John Standeford

No. 16, 84, 85, 82
- Position: Wide receiver

Personal information
- Born: April 15, 1982 (age 44) Monrovia, Indiana, U.S.
- Listed height: 6 ft 4 in (1.93 m)
- Listed weight: 206 lb (93 kg)

Career information
- High school: Monrovia
- College: Purdue
- NFL draft: 2004: undrafted

Career history
- Washington Redskins (2004)*; Indianapolis Colts (2004–2007); Detroit Lions (2008–2009); Florida Tuskers (2010); Virginia Destroyers (2011)*; Cincinnati Bengals (2011)*; Virginia Destroyers (2011–2012);
- * Offseason or practice squad member only

Awards and highlights
- Super Bowl champion (XLI); UFL champion (2011); First-team All-Big Ten (2002); Second-team All-Big Ten (2003);

Career NFL statistics
- Receptions: 16
- Receiving yards: 249
- Stats at Pro Football Reference

= John Standeford =

American football player (born 1982)

John William Standeford (born April 15, 1982) is an American former professional football player who was a wide receiver in the National Football League (NFL). He played college football for the Purdue Boilermakers, and signed with the Washington Redskins as an undrafted free agent in 2004. He was also a member of the Indianapolis Colts, Detroit Lions, Florida Tuskers, Cincinnati Bengals, and Virginia Destroyers. As a member of the Colts, Standeford won Super Bowl XLI, defeating the Chicago Bears.

==Early life==
Standeford started his football career at Monrovia High School in Monrovia, Indiana, near Indianapolis. He was an Indiana All-Star in basketball and football, but chose football as his profession.

==College career==
After high school, Standeford attended Purdue University in West Lafayette, Indiana to play under head coach Joe Tiller. He graduated holding the Big Ten's all-time career receptions record with 266 catches and had a career record of 14 catches in a game against Wisconsin during his senior season. He was teamed with New Orleans Saints quarterback, Drew Brees, and both hold the conference record for most touchdown pass connections and following quarterback Kyle Orton of the Denver Broncos. He majored in Elementary Education and did his student teaching at Attica Elementary School in Attica, Indiana.

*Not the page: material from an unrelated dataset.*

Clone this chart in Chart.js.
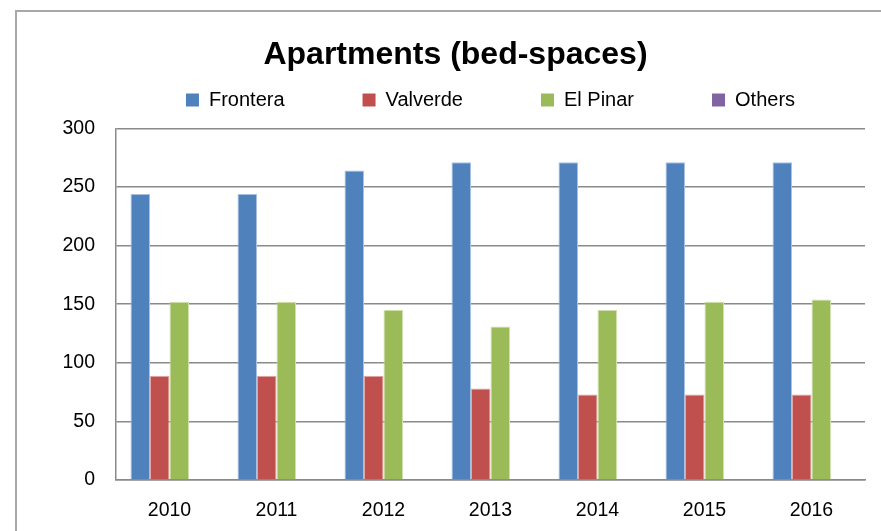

His brother, Jake, who was also a multiple sports star in high school, was a wide receiver at Purdue from 2004 to 2007. One season later after becoming the conference career receptions leader, John's teammate, Taylor Stubblefield, set it as a new NCAA record with 325. John was named a First-team-All Big Ten selection in 2002, while being a First-team Academic All-American in 2002 & 2003.

==Professional career==
===Washington Redskins and Indianapolis Colts===
Standeford went undrafted in the 2004 NFL draft and was signed by the Washington Redskins. He was soon traded to the Indianapolis Colts, where he played for three seasons under head coach Tony Dungy, mainly on the practice squad. Playing in a handful of preseason games, he never appeared in an official game as a Colt. He was a member of the Indianapolis Colts' Super Bowl XLI team.

===Detroit Lions===
After playing with the Colts primarily on the practice squad, he was traded to the Detroit Lions where he received some playing time. He appeared in nine games during the 2008 season, starting in four of them. He had 15 receptions for 244 yards. He averaged 16.3 yards per catch with a career long of 36 yards.

Standeford signed a one-year contract with the Lions during the 2009 offseason, and was waived on November 7, 2009.

===Virginia Destroyers===
Standeford was signed by the Virginia Destroyers of the United Football League on June 28, 2011.

===Cincinnati Bengals===
Standeford was signed by the Cincinnati Bengals on August 11, 2011, but was waived on August 23.